Нашелся однажды меценат, поклонник поэзии Цветаевой, субсидировавший издание книги «После России. 1922–1925». Той единственной, что удалось напечатать в Париже за 14 лет.
В поисках заработка в тридцатые годы Цветаева пыталась все же войти во французскую литературу, не поступаясь своими принципами: переводить свои стихи и прозу. Первой французской работой ее стал перевод «Молодца». Ей устроили чтение поэмы в литературном салоне. Во все уши жужжали хвалебные слова — но никто не помог напечатать поэму. У нее появилась идея перевести к юбилею Пушкина любимые стихи и выпустить небольшую книжечку переводов. Удалось пристроить в журналы лишь несколько из них, за гроши. Можно представить, как враждебен был Цветаевой сытый город ленной, нарядной жизни, загнавший ее в вонючие пригороды, в жалкие конуры. Не поделившийся ни граном своего воспетого щедрого радостного великолепия. Щедрый на унижения и злобу. Отвергавший ее стихи, презиравшей в Цветаевой творца. Поэт Цветаева Парижу оказалась не нужна — как она и предполагала. Да ведь и она не пыталась подстроиться — стать «парижским» автором, воспевая версали, химер или оплакивая эмигрантские страдания. За 13 лет Цветаева не посвятила Парижу ни строчки — она до него не снизошла.

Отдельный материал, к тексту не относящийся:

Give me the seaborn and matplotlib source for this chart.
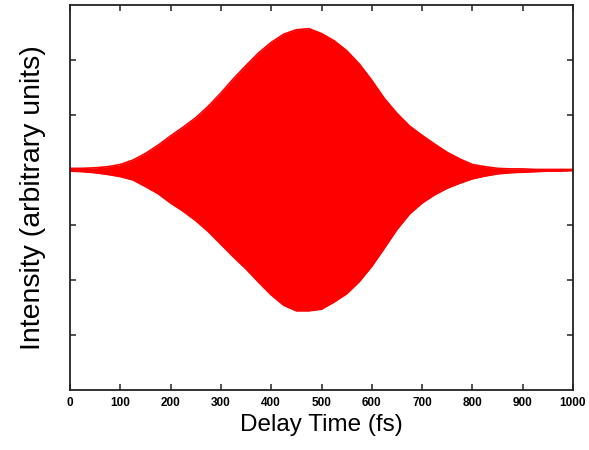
import matplotlib
matplotlib.use("Agg")
import matplotlib.pyplot as plt
import seaborn as sns
import pandas as pd

# Interferogram envelope: delay (fs) and upper / lower fringe extrema (arb. units)
delay_fs = [0, 25, 50, 75, 100, 125, 150, 175, 200, 225, 250, 275, 300, 325,
            350, 375, 400, 425, 450, 475, 500, 525, 550, 575, 600, 625, 650,
            675, 700, 725, 750, 775, 800, 825, 850, 875, 900, 925, 950, 975, 1000]
upper_env = [0.03, 0.03, 0.04, 0.06, 0.10, 0.18, 0.30, 0.45, 0.62, 0.78, 0.95,
             1.16, 1.40, 1.66, 1.90, 2.13, 2.32, 2.47, 2.55, 2.57, 2.48, 2.35,
             2.17, 1.93, 1.63, 1.30, 1.03, 0.80, 0.63, 0.47, 0.32, 0.20, 0.10,
             0.06, 0.03, 0.02, 0.02, 0.01, 0.01, 0.01, 0.01]
lower_env = [-0.02, -0.03, -0.05, -0.08, -0.12, -0.18, -0.30, -0.43, -0.60,
             -0.75, -0.92, -1.12, -1.35, -1.58, -1.80, -2.04, -2.27, -2.46,
             -2.56, -2.56, -2.53, -2.40, -2.25, -2.03, -1.75, -1.42, -1.08,
             -0.80, -0.60, -0.45, -0.33, -0.24, -0.16, -0.11, -0.07, -0.05,
             -0.04, -0.03, -0.02, -0.02, -0.01]

x_ticks = [0, 100, 200, 300, 400, 500, 600, 700, 800, 900, 1000]
x_tick_labels = [str(v) for v in x_ticks]
y_ticks = [-3, -2, -1, 0, 1, 2]

df = pd.DataFrame({"delay": delay_fs, "upper": upper_env, "lower": lower_env})

sns.set_style("ticks")
plt.rcParams["font.family"] = ["Liberation Sans", "DejaVu Sans"]
plt.rcParams["text.color"] = "black"
plt.rcParams["axes.labelcolor"] = "black"

fig = plt.figure(figsize=(5.89, 4.5), dpi=100)
ax = fig.add_axes([70 / 589, 1 - 390 / 450, 503 / 589, 385 / 450])

red = "#ff0000"
ax.fill_between(df["delay"], df["lower"], df["upper"], color=red, lw=0)
sns.lineplot(data=df, x="delay", y="upper", color=red, lw=1.2, ax=ax)
sns.lineplot(data=df, x="delay", y="lower", color=red, lw=1.2, ax=ax)

ax.set_xlim(0, 1000)
ax.set_ylim(-4, 3)
ax.set_xticks(x_ticks)
ax.set_xticklabels(x_tick_labels, family=["Liberation Sans Narrow", "Liberation Sans"],
                   fontsize=8.5, fontweight="bold")
ax.set_yticks(y_ticks)
ax.set_yticklabels([])

ax.tick_params(direction="in", length=4, width=1.1, color="#222222",
               top=True, right=True, pad=5, labelcolor="black")
for s in ax.spines.values():
    s.set_visible(True)
    s.set_linewidth(1.3)
    s.set_color("#222222")

ax.set_xlabel("Delay Time (fs)", fontsize=17.5, labelpad=4, color="black")
ax.set_ylabel("Intensity (arbitrary units)", fontsize=20.5, labelpad=12, color="black")

fig.savefig("out.png", dpi=100, facecolor="white")
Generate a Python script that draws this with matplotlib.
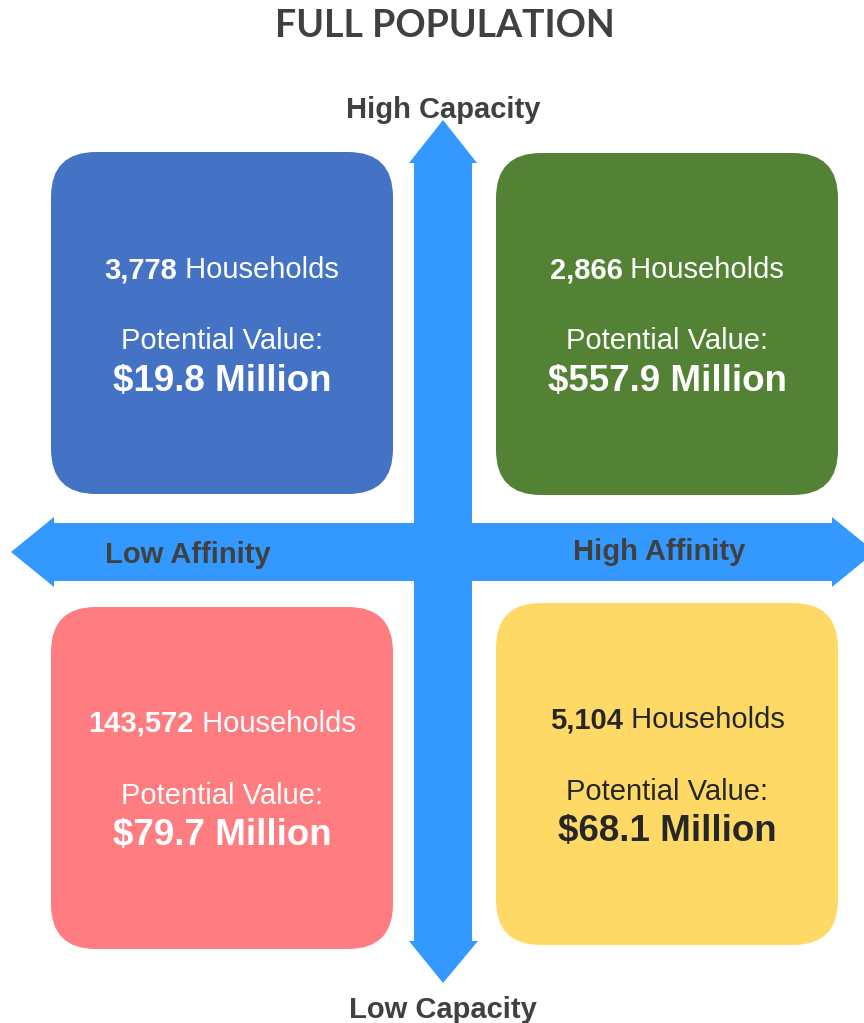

Наиболее реальной возможностью заработка в Париже были литературные вечера — мучительное «мероприятие» для Марины, а не творческий праздник. После переезда из Чехии Цветаева ежегодно устраивала по два-три, а в 1932-м удалось, превозмогая себя, организовать даже четыре вечера. Авторский вечер требовал больших усилий и забот: достать помещение — получше и подешевле, дать объявление в газеты, отпечатать — тоже подешевле — и главное — удачно распространить билеты. Обычно в подготовке к вечеру принимала участие вся семья, в составлении и развозке билетов помогали Аля и Сергей Яковлевич, в день выступления Аля сидела в кассе. А самое унизительное — распространение билетов среди влиятельных персон приходилось брать на себя самой Цветаевой. Успех зависел от дорогих билетов, которые следовало лично или через друзей и знакомых предлагать меценатам, литературным и окололитературным дамам. Для богатой эмиграции это была «благотворительность». Здесь многое зависело от умения нравиться, быть приятной, умения завязывать и поддерживать нужные связи. Дух противоречия Цветаевой восставал против всякой неискренней попытки пробиться, завязать полезное знакомство. Зажав гордость в кулак, она все же пыталась сделать все возможное.